Information shown:
◆ ◆ ◆ ◆ ◆

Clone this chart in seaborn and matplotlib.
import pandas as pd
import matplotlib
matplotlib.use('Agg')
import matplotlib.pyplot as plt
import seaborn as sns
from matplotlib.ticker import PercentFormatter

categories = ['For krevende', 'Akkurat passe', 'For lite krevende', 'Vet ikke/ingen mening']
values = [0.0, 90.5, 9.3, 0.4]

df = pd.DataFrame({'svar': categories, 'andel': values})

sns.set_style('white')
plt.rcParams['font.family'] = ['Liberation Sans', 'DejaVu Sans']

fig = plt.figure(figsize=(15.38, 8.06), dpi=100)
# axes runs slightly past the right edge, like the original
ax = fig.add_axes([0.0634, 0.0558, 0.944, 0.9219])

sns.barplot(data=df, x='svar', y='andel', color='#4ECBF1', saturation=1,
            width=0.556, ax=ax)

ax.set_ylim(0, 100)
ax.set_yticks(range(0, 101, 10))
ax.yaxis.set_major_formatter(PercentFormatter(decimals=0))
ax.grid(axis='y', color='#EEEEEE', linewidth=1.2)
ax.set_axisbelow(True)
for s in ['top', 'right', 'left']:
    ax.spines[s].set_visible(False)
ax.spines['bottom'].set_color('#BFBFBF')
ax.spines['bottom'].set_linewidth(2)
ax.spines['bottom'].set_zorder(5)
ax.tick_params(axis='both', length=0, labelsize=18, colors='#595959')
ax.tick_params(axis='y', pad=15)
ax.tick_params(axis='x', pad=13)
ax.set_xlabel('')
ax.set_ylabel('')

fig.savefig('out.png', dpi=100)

◆ ◆ ◆ ◆ ◆

Required task:
Everything from the first line of the data through the line containing "width=0.556, ax=ax)" should be echoed exactly. Add nothing.

In response:
Clone this chart in seaborn and matplotlib.
import pandas as pd
import matplotlib
matplotlib.use('Agg')
import matplotlib.pyplot as plt
import seaborn as sns
from matplotlib.ticker import PercentFormatter

categories = ['For krevende', 'Akkurat passe', 'For lite krevende', 'Vet ikke/ingen mening']
values = [0.0, 90.5, 9.3, 0.4]

df = pd.DataFrame({'svar': categories, 'andel': values})

sns.set_style('white')
plt.rcParams['font.family'] = ['Liberation Sans', 'DejaVu Sans']

fig = plt.figure(figsize=(15.38, 8.06), dpi=100)
# axes runs slightly past the right edge, like the original
ax = fig.add_axes([0.0634, 0.0558, 0.944, 0.9219])

sns.barplot(data=df, x='svar', y='andel', color='#4ECBF1', saturation=1,
            width=0.556, ax=ax)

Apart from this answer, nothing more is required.